At least, that’s the idea. … I’ll create a GitHub issue with more “dev speech” soon.

TiddlyTitch · April 25, 2022, 10:27am

Very true!

As a person who loves regular expressions I sometimes wonder if the solution here is teaching best use of regex?

Obviously TW is more than regex. But I think it a valid question to ask?

Just a query, TT.

TW_Tones · June 10, 2022, 11:12am

After revisiting this subject I had a thought, rather than trying to rate all tiddlers, what if the author of the wiki could indicate perhaps with a tag 'key terms", as per @pmario test such as field, tag, title, add, delete, save, tiddler, widget and the very top of search results first searches key terms. this would help with any wiki where a subset of terms will be found everywhere and yet also a common subject of searches. It would allow the author to “separate the wheat from the chaff”, optionally we could also set a ranking on these.

Ths method would allow tiddlywiki.com to seperate the tiddlers about key terms from there use elsewhere and satisfy the OT, yet also help others address the same problem when it arises in their own wiki.
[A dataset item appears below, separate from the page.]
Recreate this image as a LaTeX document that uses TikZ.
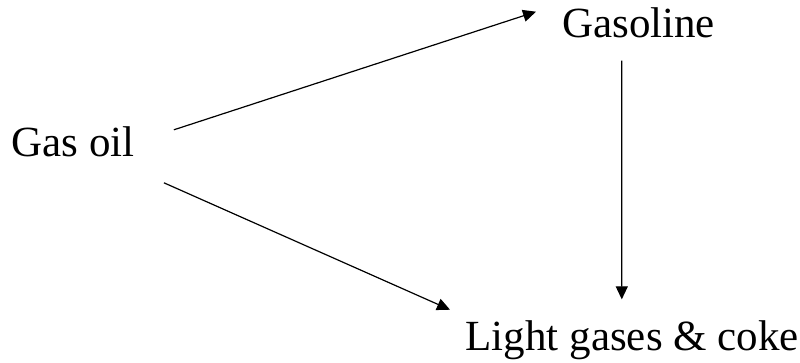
\documentclass[tikz,border=0pt]{standalone}
\usepackage{fontspec}
\setmainfont{Liberation Serif}
\usetikzlibrary{arrows.meta}
\begin{document}
\begin{tikzpicture}[x=1pt,y=-1pt,
  lbl/.style={inner sep=0pt,font=\fontsize{43}{50}\selectfont},
  arr/.style={line width=1.2pt,-{Triangle[length=13pt,width=12pt]}}]
\useasboundingbox (0,0) rectangle (800,363);
\node[lbl,anchor=base west] (gasoil) at (11.5,157) {Gas oil};
\node[lbl,anchor=base west] (gasoline) at (562,38) {Gasoline};
\node[lbl,anchor=base west] (light) at (465.5,350) {Light gases \& coke};
\draw[arr] ([shift={(39,-12.5)}]gasoil.east) -- ([shift={(-26,-11.6)}]gasoline.west);
\draw[arr] ([shift={(29,40.5)}]gasoil.east) -- ([shift={(-15.5,-30)}]light.west);
\draw[arr] ([shift={(-16.8,22)}]gasoline.south) -- ([shift={(-10.5,-20.6)}]light.north);
\end{tikzpicture}
\end{document}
Here is a hacked example search key terms.json (419 Bytes)

Tag some tiddlers as “key term”
interesting when you go to do this you find we do not necessarily have a tiddler that provides guidance on such key terms.
I would like to see these additional tabs under search to not even display if there were no matches.

TW_Tones · April 27, 2023, 12:48pm

I would suggest rating and promoting is helpful but of the information is not there at is still not visible.

I have seen dozens of gaps in information we also need to fill. One day I will package some.